CHARLESTON — West Virginia Attorney General Patrick Morrisey's office hosted a training session for state and local law enforcement with the National Domestic Communications Assistance Center.
Working with a crowd of law enforcement officers from around the state, the NDCAC held a regional training course aimed at improving communication and knowledge of the ever-changing field of communication technology.
“We live in a world where almost every criminal is using a phone, tablet or computer,” Morrisey said in a statement. “Giving our police officers a chance to better understand how those devices can help them solve crimes will only make West Virginia a safer place to call home.”
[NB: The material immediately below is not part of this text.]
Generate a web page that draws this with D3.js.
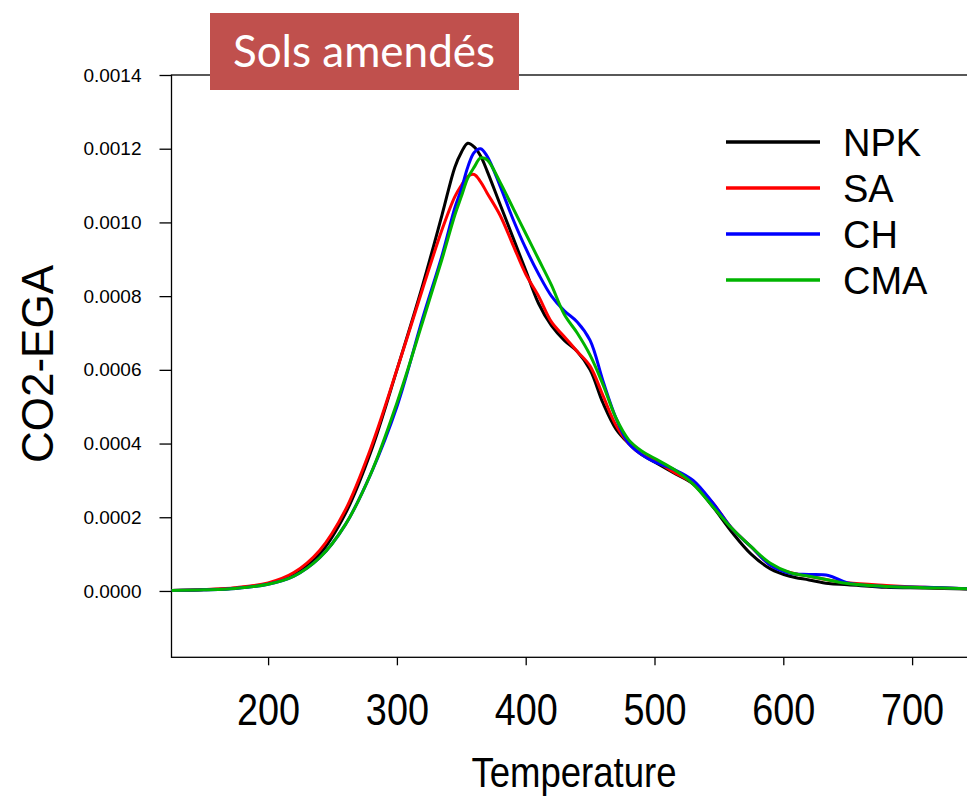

The NDCAC is a U.S. Department of Justice led effort that works with law enforcement and private industry professionals. It is located in Fredericksburg, Va., and opened in March 2013 to help state and local law enforcement agencies uncover evidence buried in digital devices or stored in computer systems.
“Any additional training for law enforcement is beneficial,” Clendenin Police Chief David Brinckman said. “When it is hosted by Attorney General Morrisey, I expect it to be one of the best training sessions I’ll attend.”
Morrisey spoke at the event about his passion for providing investigators with the tools they need. He said his office remains committed to assisting law enforcement officers fight the opioid epidemic, root out fraud and protect consumers.
“Many times social media platforms and communication applications are used as evidence,” said James Agee, an investigator for the West Virginia Department of Education and retired police officer. “Anything we can do to benefit our mission, which is to protect children, is a good thing.”
Topics included sections on technology sharing, broadband pen register/trap and trace, and communication awareness.